An excellent tutorial on the Stream module can be found at https://github.com/substack/stream-handbook. Also, the Node documentation is comprehensive at http://nodejs.org/api/stream.html.

A stream in Node is simply a sequence of bytes or, if you like, a sequence of characters. At any time, a stream contains a buffer of bytes, and this buffer has a length of zero or more.

Because each character in a stream is well defined, and because every type of digital data can be expressed in bytes, any part of a stream can be redirected, or piped, to any other stream, different chunks of the stream can be sent to different handlers. In this way, stream input and output interfaces are both flexible and predictable and can be easily coupled.

In addition to events, Node is distinctive for its comprehensive use of streams. Continuing the idea of composing applications out of many small processes emitting events or reacting to events, several Node I/O modules and features are implemented as streams. Network sockets, file readers and writers, stdin and stdout, Zlib, and so on, are all data producers and/or consumers that are easily connected through the abstract Stream interface. Those familiar with Unix pipes will see some similarities.

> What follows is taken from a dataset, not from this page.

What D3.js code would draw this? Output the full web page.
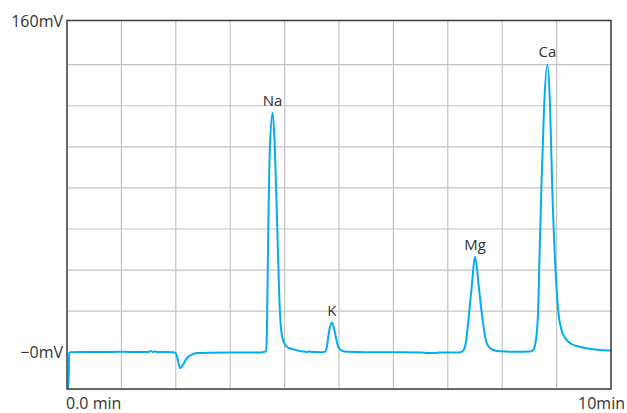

Five distinct base classes are exposed via the abstract Stream interface: Readable, Writable, Duplex, Transform, and PassThrough. Each base class inherits from EventEmitter, which we know to be an interface to which event listeners and emitters can be bound. Streams in Node are evented streams, and sending data between processes is commonly done using streams. Because streams can be easily chained and otherwise combined, they are fundamental tools for the Node developer.

It is recommended that you develop a clear understanding of what streams are and how they are implemented in Node before going further as we will use streams extensively throughout this book.